▸ **What to do**: Pick out the lines below with "this" and list them.

Stored data
▶
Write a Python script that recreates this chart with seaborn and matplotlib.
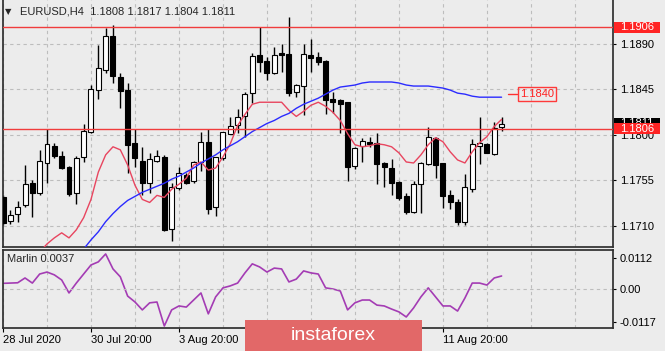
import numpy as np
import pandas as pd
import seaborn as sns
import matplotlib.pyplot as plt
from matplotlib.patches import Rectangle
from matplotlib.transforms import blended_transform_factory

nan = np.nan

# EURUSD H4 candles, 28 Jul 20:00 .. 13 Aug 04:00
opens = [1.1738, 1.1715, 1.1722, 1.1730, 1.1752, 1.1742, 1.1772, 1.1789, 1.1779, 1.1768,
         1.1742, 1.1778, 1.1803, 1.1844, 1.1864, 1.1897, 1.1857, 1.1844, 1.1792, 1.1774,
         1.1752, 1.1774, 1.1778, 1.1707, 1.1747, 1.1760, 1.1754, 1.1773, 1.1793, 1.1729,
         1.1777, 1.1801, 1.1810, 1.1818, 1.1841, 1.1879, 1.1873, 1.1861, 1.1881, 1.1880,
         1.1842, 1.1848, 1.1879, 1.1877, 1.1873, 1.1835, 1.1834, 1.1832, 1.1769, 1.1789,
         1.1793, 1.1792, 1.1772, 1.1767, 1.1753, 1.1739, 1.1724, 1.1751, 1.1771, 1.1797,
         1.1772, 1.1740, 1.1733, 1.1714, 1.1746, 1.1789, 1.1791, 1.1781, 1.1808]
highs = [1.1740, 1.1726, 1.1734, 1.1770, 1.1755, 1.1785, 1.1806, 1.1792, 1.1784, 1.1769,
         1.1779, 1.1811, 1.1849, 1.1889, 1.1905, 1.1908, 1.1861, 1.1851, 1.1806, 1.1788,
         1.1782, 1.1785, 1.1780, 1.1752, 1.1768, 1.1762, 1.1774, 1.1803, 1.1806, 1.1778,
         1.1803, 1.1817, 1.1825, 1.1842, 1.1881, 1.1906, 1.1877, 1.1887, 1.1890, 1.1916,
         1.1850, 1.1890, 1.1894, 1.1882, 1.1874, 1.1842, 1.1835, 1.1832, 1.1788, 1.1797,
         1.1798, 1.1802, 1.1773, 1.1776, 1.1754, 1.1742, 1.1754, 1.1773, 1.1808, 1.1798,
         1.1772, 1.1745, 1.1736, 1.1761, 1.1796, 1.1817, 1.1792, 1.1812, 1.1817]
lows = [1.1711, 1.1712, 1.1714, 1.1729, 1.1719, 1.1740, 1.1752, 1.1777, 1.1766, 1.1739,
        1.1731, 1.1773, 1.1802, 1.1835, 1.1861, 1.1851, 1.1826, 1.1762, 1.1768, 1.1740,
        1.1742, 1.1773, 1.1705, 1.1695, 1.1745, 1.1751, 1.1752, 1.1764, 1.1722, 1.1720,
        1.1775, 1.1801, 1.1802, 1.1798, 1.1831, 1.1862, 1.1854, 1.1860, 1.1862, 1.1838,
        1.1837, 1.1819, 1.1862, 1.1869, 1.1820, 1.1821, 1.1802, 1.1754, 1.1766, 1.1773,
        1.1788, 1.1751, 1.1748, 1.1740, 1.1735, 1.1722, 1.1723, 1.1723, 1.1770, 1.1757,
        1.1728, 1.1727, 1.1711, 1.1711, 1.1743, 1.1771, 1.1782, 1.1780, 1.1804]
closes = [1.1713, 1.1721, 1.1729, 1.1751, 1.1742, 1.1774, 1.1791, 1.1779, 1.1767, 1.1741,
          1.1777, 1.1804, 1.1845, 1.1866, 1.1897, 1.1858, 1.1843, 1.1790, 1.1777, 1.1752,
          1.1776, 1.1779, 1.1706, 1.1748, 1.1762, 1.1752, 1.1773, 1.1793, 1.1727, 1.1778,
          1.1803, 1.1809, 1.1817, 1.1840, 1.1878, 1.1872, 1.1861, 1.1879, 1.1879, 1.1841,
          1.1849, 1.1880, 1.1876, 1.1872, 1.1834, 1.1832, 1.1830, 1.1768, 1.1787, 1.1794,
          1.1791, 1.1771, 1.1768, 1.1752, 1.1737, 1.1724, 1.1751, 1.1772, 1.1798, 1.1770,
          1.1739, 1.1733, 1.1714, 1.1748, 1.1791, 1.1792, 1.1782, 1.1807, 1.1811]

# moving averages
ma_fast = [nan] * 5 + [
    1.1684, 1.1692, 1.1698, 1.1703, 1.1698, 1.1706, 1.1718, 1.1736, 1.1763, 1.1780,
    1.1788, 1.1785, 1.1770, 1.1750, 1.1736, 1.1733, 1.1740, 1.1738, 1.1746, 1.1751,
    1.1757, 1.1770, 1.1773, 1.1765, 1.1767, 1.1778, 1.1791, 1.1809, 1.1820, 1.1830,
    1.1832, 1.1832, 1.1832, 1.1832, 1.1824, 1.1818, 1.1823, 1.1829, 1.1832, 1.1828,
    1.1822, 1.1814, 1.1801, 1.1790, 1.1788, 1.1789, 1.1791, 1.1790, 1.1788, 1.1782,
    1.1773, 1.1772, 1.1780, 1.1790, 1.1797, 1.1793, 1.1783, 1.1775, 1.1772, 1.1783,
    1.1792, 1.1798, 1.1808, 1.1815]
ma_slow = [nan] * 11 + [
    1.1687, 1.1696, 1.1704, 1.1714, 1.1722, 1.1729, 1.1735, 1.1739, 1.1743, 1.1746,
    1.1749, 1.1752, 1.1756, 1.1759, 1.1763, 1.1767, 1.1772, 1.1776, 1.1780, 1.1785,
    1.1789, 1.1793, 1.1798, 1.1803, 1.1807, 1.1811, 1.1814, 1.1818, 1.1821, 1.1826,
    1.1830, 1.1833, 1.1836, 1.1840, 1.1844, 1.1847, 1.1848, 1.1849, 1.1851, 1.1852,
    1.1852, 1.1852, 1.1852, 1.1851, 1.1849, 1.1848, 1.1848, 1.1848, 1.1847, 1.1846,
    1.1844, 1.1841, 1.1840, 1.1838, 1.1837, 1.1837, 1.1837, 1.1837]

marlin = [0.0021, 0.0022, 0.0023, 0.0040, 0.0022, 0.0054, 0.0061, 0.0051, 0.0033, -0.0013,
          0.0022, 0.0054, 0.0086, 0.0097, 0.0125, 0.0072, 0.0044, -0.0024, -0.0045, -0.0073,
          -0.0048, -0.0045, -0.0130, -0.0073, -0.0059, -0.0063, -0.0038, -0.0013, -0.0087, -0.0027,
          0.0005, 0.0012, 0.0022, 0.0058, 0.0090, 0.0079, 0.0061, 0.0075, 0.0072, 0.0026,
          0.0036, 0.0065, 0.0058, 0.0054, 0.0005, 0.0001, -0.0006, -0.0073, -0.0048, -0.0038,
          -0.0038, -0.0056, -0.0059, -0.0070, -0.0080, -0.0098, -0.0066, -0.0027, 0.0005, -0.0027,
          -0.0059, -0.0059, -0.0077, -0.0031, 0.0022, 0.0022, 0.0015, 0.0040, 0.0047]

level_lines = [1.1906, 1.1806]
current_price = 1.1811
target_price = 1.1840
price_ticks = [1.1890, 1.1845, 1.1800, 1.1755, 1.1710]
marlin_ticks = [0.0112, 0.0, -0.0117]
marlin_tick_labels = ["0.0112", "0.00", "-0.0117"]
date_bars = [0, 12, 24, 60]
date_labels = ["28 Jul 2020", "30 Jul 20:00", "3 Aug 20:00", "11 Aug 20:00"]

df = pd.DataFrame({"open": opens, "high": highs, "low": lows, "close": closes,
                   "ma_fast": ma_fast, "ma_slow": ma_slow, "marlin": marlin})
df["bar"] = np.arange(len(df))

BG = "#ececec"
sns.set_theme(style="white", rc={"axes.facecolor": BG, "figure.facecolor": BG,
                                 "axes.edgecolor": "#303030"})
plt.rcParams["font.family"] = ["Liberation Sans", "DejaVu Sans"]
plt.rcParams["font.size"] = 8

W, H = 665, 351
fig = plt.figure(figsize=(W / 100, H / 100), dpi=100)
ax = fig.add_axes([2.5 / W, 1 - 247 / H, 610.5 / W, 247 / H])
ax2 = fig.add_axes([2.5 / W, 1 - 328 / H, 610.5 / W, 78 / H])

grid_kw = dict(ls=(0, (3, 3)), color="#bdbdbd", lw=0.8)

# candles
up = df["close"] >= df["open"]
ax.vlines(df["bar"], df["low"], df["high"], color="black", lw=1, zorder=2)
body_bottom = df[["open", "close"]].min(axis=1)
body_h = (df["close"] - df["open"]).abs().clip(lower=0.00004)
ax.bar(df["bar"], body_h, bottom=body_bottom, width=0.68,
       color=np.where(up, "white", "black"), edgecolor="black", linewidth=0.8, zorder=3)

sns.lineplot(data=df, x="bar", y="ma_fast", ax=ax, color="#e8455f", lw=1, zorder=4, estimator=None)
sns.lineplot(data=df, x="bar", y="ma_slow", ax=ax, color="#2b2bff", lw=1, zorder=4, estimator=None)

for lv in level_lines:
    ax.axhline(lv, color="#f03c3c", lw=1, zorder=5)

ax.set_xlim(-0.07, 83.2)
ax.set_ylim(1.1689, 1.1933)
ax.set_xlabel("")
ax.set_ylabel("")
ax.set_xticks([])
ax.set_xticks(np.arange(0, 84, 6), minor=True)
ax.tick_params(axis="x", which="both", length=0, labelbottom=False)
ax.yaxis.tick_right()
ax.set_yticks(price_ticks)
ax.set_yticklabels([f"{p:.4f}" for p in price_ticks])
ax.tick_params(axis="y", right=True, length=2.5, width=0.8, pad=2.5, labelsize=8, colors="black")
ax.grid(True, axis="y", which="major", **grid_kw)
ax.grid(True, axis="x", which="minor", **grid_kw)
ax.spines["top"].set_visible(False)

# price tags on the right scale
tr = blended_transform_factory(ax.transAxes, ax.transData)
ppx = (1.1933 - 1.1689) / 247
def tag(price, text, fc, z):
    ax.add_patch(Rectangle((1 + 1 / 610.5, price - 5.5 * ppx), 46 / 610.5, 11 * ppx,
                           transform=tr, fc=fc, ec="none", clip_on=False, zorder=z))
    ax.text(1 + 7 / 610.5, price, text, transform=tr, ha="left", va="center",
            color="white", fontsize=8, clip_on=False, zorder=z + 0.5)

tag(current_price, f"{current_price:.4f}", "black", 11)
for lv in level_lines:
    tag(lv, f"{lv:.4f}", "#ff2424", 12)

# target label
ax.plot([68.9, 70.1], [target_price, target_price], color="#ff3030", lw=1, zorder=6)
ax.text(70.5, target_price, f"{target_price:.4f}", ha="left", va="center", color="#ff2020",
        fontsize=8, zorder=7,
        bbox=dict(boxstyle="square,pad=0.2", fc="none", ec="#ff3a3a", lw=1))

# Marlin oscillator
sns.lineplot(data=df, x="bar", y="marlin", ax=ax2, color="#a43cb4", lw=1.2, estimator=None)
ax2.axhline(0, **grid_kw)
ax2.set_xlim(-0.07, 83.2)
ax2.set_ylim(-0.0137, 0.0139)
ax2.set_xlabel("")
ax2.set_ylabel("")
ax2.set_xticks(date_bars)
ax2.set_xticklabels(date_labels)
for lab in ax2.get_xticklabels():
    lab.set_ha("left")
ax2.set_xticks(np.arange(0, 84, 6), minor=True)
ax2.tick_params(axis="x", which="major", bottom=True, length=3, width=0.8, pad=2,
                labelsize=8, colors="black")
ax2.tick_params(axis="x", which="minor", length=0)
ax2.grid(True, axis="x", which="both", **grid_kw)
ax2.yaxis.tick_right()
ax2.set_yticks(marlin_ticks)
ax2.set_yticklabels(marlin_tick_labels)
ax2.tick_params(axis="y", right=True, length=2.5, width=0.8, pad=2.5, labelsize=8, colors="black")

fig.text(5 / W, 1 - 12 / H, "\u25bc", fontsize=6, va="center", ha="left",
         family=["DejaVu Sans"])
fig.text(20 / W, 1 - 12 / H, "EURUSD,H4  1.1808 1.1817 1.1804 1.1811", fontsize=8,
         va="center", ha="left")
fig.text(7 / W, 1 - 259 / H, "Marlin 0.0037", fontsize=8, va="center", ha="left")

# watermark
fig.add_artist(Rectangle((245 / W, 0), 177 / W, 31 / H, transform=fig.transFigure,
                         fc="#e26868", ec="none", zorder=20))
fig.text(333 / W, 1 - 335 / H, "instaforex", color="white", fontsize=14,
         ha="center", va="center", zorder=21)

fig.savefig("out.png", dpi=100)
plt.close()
◀
▶
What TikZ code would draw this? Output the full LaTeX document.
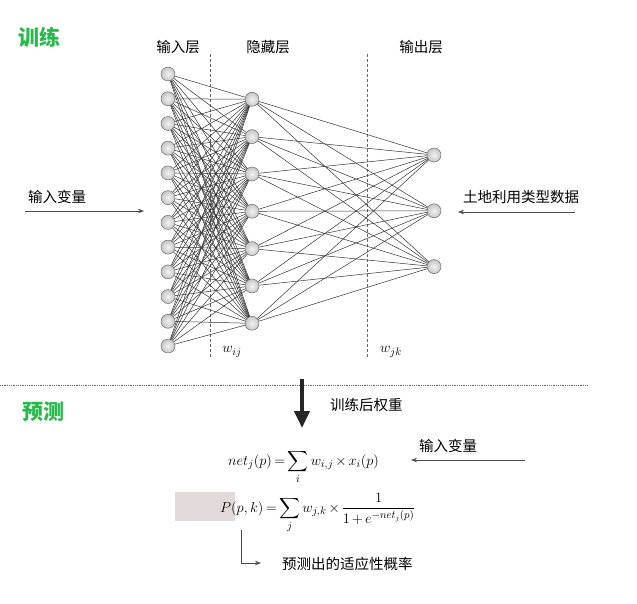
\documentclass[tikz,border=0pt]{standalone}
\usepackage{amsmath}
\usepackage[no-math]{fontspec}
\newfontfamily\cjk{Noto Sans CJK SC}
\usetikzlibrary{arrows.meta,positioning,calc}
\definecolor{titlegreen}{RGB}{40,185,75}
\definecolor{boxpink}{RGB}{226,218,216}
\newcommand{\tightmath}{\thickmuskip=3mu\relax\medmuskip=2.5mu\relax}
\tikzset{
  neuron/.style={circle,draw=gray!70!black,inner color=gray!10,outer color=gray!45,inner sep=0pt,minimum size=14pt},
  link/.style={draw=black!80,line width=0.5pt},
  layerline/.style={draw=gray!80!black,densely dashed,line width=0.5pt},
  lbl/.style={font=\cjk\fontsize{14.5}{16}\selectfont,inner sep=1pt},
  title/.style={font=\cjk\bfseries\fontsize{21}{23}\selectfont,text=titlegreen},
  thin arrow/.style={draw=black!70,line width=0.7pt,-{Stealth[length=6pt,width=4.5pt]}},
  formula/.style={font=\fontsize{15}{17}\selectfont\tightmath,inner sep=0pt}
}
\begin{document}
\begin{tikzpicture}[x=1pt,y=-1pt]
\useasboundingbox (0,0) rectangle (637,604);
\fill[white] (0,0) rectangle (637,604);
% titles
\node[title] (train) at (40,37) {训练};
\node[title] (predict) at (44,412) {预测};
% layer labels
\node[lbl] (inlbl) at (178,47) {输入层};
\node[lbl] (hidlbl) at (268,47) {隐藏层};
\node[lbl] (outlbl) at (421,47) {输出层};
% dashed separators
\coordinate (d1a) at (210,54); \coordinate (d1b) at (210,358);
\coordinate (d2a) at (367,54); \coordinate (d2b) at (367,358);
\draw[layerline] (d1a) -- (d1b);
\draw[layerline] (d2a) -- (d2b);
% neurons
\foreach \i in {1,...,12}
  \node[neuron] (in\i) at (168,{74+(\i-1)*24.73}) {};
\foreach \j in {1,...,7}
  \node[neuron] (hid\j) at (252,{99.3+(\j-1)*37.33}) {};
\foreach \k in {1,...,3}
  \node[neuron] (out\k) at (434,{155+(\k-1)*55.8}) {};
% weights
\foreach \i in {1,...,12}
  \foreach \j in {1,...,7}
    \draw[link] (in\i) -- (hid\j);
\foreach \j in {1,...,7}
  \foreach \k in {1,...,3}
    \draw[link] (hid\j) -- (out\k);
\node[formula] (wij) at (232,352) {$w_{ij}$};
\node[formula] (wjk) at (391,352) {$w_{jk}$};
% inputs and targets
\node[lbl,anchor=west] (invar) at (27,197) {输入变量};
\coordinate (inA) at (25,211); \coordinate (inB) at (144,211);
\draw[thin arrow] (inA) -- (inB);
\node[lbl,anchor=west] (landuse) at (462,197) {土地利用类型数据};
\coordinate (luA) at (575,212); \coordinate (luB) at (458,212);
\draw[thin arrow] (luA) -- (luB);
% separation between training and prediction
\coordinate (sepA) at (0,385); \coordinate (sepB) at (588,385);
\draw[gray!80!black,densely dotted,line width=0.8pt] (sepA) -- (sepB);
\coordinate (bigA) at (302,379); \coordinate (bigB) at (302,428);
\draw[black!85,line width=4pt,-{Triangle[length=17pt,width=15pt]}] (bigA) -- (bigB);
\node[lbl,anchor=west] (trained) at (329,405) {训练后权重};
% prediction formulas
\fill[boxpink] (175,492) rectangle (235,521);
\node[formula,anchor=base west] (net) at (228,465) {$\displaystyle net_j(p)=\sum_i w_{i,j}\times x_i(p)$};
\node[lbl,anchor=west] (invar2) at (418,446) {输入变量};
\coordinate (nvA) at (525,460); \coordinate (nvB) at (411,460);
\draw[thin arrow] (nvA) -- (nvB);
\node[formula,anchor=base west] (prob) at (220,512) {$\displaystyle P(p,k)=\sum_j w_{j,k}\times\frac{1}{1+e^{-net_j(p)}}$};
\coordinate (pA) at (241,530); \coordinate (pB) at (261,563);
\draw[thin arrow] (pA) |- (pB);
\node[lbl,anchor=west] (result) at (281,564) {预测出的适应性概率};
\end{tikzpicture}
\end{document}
◀
▸ **Answer**:
Write a Python script that recreates this chart with seaborn and matplotlib.
What TikZ code would draw this? Output the full LaTeX document.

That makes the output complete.